In Brooklyn, only around five percent of commuters rely on the East River bridges for their daily commutes. In the Bronx, the numbers are similar: 5.7 percent of Bronx drivers commute alone to Manhattan via the Harlem River bridges while another 2.1 percent carpool. Of the remaining 92 percent, 29.9 percent rely on transit to get them into Manhattan while another 30 percent rely on transit for non-Manhattan-bound commutes.
So what do the Bronx politicians say? No tolls. Not now. Not ever. Elizabeth Benjamin, writing about a triumvirate she calls the Three Amigos and I call the Three Stooges, has news of this disloyal opposition:
The Three Amigos – Sens. Carl Kruger, Pedro Espada Jr. and Rubuen Diaz Sr. – who recently reaffirmed their relationship and started strategizing again as a team, today issued a joint statement demanding that the MTA go “back to the drawing board” and do everything possible to avoid tolling the East and Harlem river bridges.
The three senators are “demanding” that the MTA agree to a forensic audit conducted by an outside entity and a complete accounting of all its assets – including real estate holdings, which is an issue other lawmakers have been hammering on for a while now.
The trio is open to the idea of a payroll tax, which is the other revenue-generating proposal made by the Ravitch Commission, but called the tolls a “non-starter.” “The Ravitch plan, and the attempt to foist it on the Legislature during budget negotiations, is ill-conceived and misguided,” the senators said in a press release…”Tolls hurt the ridership of our city, hurt the general public, and hurt the small business community. It is our shared belief that no plan should annex the boroughs. That is what tolls on the bridges would accomplish.”
I already pay $4 a day to go from Brooklyn to Manhattan. If I lived in Manhattan as my parents do, I’d pay $4 a day to go from Point A in Manhattan to Point B. Why people who live in the outer boroughs and drive — often unnecessarily — should get a free ride at the expense of my subway system is well beyond me. I don’t expect the Three Stooges to offer a coherent argument on that point though.
Senate Majority Leader Malcolm Smith can’t get any Republicans to cross the aisle to support taxes yet. He is stuck with a 29-30 vote and needs these three — rogue opponents with the Democratic party to his own position as Majority Leader — to fall into line. While Diaz has two half-cooked plans to fund the MTA, they are laughable and impractical 11th Hour solutions. Explains Benjamin, “One that would require the state to buy prescription drugs from Canada and another that would force ConEd to pay taxes.”

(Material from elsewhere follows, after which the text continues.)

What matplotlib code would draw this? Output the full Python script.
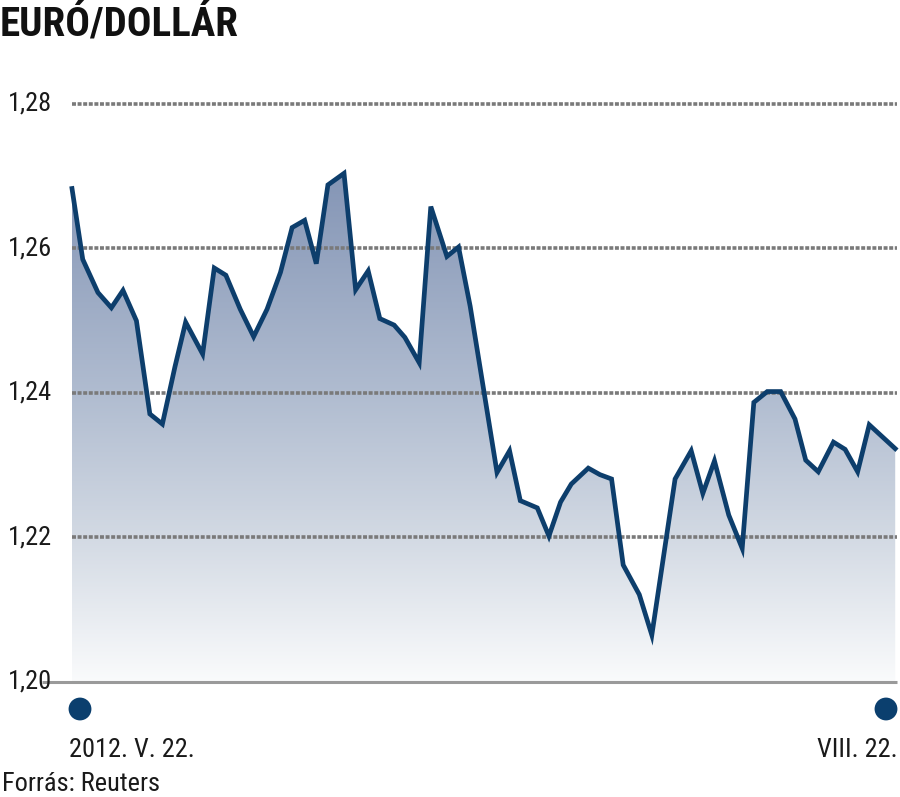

In their press release — ridiculed by Streetsblog commenters — they urge the MTA to “go back to the drawing board.” Start over from scratch three weeks before an era-defining moment in New York City history, they urge.
“Why should I be punishing my state and the people from my district?” Diaz Sr. asks. Well, Mr. Senator, by not supporting transit that is exactly what you’re doing. If the MTA fails, if Diaz’s precious drivers maintain their free rides while everyone else pays, I wonder who exactly will be punished.